**GIVEN PROBLEM:** Restate all the material verbatim, except for the pictures.

-- begin DATA EXTRACT --

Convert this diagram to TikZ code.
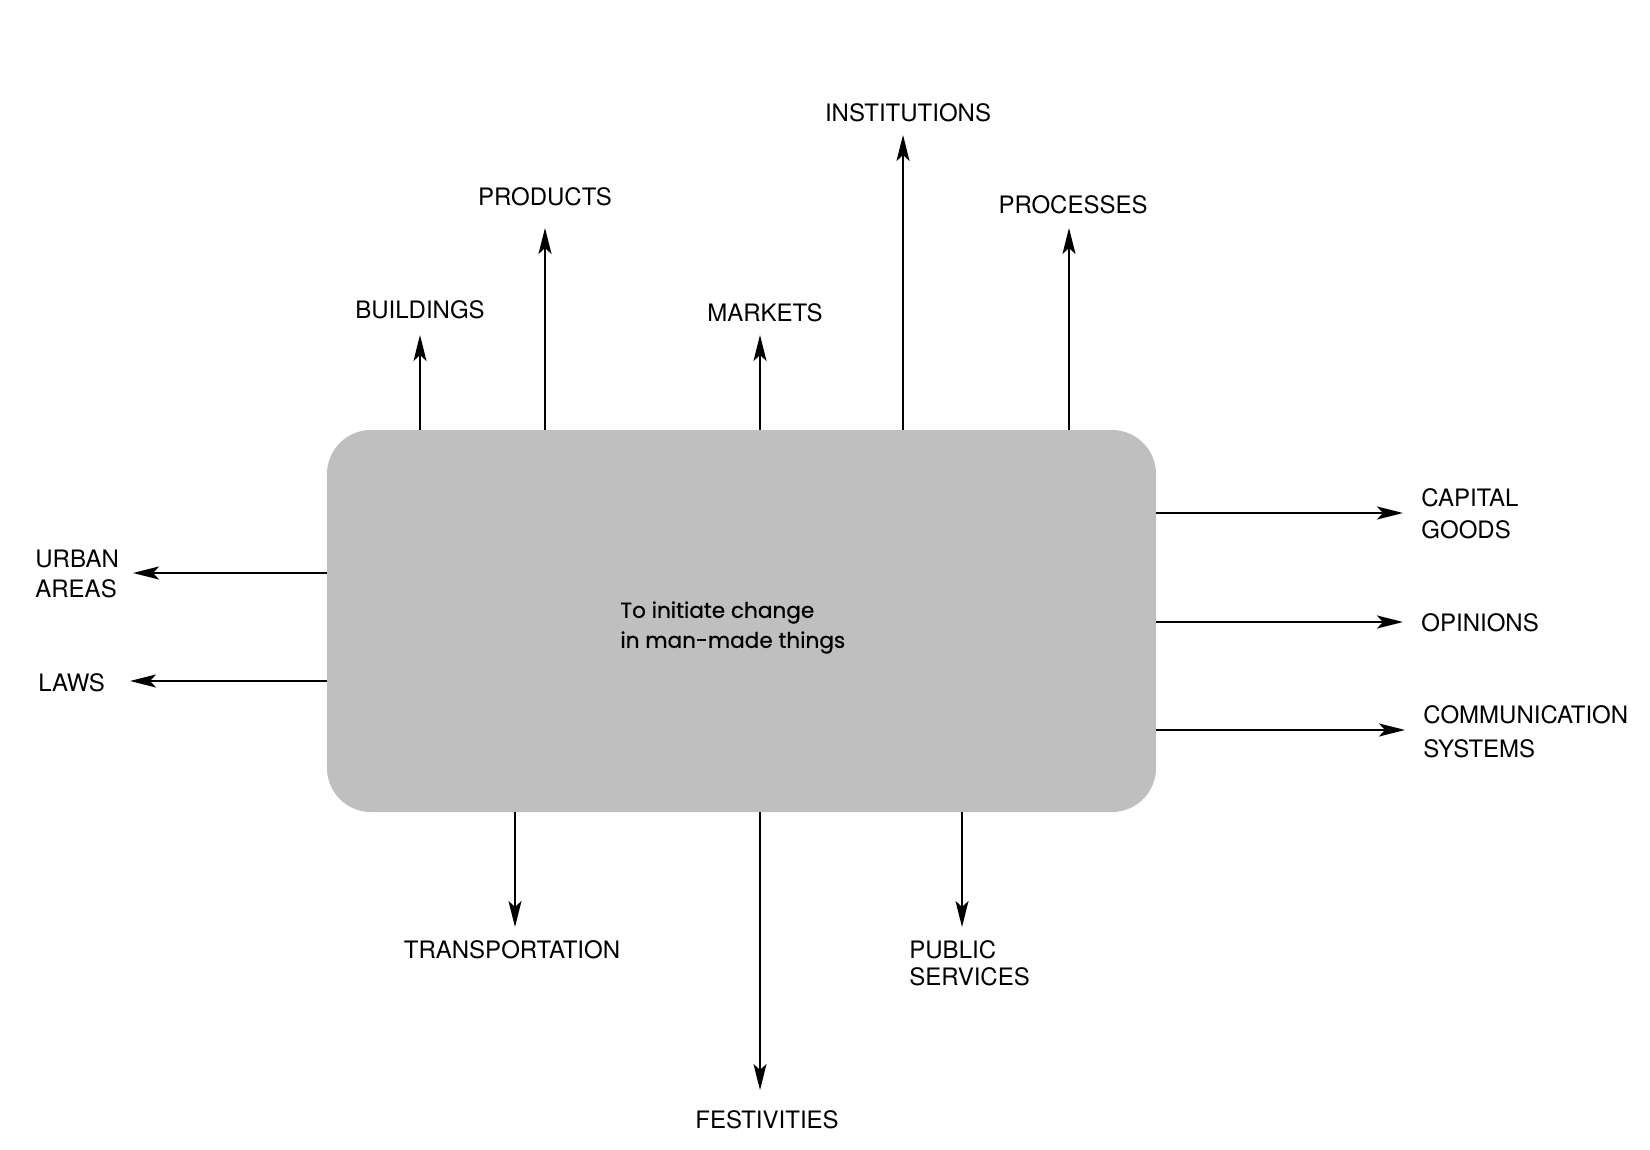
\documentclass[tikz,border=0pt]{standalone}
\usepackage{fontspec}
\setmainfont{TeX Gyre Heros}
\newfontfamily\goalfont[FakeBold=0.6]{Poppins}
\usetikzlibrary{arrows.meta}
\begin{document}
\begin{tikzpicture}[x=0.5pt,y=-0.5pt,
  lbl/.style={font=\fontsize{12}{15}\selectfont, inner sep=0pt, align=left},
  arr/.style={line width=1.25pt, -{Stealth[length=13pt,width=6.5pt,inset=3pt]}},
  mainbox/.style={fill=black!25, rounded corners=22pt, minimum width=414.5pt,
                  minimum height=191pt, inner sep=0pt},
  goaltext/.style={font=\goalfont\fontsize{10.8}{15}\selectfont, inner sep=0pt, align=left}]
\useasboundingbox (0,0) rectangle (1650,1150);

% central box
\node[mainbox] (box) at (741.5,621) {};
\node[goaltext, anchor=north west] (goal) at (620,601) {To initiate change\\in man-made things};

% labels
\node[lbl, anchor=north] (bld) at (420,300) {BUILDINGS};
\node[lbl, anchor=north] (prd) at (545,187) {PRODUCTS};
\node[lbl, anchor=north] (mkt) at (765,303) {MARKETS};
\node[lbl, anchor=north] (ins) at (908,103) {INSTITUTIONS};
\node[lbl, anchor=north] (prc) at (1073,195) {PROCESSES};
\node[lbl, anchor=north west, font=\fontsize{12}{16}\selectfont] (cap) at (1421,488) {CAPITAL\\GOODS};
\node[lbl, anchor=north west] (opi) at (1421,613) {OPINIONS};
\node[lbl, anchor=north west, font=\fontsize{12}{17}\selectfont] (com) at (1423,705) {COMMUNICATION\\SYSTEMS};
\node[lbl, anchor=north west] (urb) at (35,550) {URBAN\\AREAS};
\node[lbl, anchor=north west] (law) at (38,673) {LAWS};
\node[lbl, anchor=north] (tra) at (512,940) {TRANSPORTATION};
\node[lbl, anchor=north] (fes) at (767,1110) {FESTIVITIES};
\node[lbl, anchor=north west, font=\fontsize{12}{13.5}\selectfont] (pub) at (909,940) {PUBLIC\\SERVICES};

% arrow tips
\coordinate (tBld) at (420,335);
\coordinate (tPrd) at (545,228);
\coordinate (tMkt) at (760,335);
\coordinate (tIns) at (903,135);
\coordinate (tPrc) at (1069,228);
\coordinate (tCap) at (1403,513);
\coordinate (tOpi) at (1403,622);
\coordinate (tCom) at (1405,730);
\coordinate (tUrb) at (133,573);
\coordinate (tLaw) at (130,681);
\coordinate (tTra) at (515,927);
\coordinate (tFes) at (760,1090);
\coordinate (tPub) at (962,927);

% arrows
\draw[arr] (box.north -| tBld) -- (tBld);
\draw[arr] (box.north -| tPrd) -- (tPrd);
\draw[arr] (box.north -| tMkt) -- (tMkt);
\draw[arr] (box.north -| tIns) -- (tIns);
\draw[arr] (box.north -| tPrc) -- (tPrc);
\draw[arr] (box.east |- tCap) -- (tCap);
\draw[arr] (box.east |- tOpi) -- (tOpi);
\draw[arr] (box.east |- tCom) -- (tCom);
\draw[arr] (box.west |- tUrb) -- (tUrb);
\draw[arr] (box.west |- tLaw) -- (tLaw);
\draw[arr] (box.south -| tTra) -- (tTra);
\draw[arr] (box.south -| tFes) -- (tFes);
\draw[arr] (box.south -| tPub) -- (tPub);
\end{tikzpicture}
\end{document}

-- end DATA EXTRACT --

**ANSWER TO THIS TASK:**
Convert this diagram to TikZ code.
\documentclass[tikz,border=0pt]{standalone}
\usepackage{fontspec}
\setmainfont{TeX Gyre Heros}
\newfontfamily\goalfont[FakeBold=0.6]{Poppins}
\usetikzlibrary{arrows.meta}
\begin{document}
\begin{tikzpicture}[x=0.5pt,y=-0.5pt,
  lbl/.style={font=\fontsize{12}{15}\selectfont, inner sep=0pt, align=left},
  arr/.style={line width=1.25pt, -{Stealth[length=13pt,width=6.5pt,inset=3pt]}},
  mainbox/.style={fill=black!25, rounded corners=22pt, minimum width=414.5pt,
                  minimum height=191pt, inner sep=0pt},
  goaltext/.style={font=\goalfont\fontsize{10.8}{15}\selectfont, inner sep=0pt, align=left}]
\useasboundingbox (0,0) rectangle (1650,1150);

% central box
\node[mainbox] (box) at (741.5,621) {};
\node[goaltext, anchor=north west] (goal) at (620,601) {To initiate change\\in man-made things};

% labels
\node[lbl, anchor=north] (bld) at (420,300) {BUILDINGS};
\node[lbl, anchor=north] (prd) at (545,187) {PRODUCTS};
\node[lbl, anchor=north] (mkt) at (765,303) {MARKETS};
\node[lbl, anchor=north] (ins) at (908,103) {INSTITUTIONS};
\node[lbl, anchor=north] (prc) at (1073,195) {PROCESSES};
\node[lbl, anchor=north west, font=\fontsize{12}{16}\selectfont] (cap) at (1421,488) {CAPITAL\\GOODS};
\node[lbl, anchor=north west] (opi) at (1421,613) {OPINIONS};
\node[lbl, anchor=north west, font=\fontsize{12}{17}\selectfont] (com) at (1423,705) {COMMUNICATION\\SYSTEMS};
\node[lbl, anchor=north west] (urb) at (35,550) {URBAN\\AREAS};
\node[lbl, anchor=north west] (law) at (38,673) {LAWS};
\node[lbl, anchor=north] (tra) at (512,940) {TRANSPORTATION};
\node[lbl, anchor=north] (fes) at (767,1110) {FESTIVITIES};
\node[lbl, anchor=north west, font=\fontsize{12}{13.5}\selectfont] (pub) at (909,940) {PUBLIC\\SERVICES};

% arrow tips
\coordinate (tBld) at (420,335);
\coordinate (tPrd) at (545,228);
\coordinate (tMkt) at (760,335);
\coordinate (tIns) at (903,135);
\coordinate (tPrc) at (1069,228);
\coordinate (tCap) at (1403,513);
\coordinate (tOpi) at (1403,622);
\coordinate (tCom) at (1405,730);
\coordinate (tUrb) at (133,573);
\coordinate (tLaw) at (130,681);
\coordinate (tTra) at (515,927);
\coordinate (tFes) at (760,1090);
\coordinate (tPub) at (962,927);

% arrows
\draw[arr] (box.north -| tBld) -- (tBld);
\draw[arr] (box.north -| tPrd) -- (tPrd);
\draw[arr] (box.north -| tMkt) -- (tMkt);
\draw[arr] (box.north -| tIns) -- (tIns);
\draw[arr] (box.north -| tPrc) -- (tPrc);
\draw[arr] (box.east |- tCap) -- (tCap);
\draw[arr] (box.east |- tOpi) -- (tOpi);
\draw[arr] (box.east |- tCom) -- (tCom);
\draw[arr] (box.west |- tUrb) -- (tUrb);
\draw[arr] (box.west |- tLaw) -- (tLaw);
\draw[arr] (box.south -| tTra) -- (tTra);
\draw[arr] (box.south -| tFes) -- (tFes);
\draw[arr] (box.south -| tPub) -- (tPub);
\end{tikzpicture}
\end{document}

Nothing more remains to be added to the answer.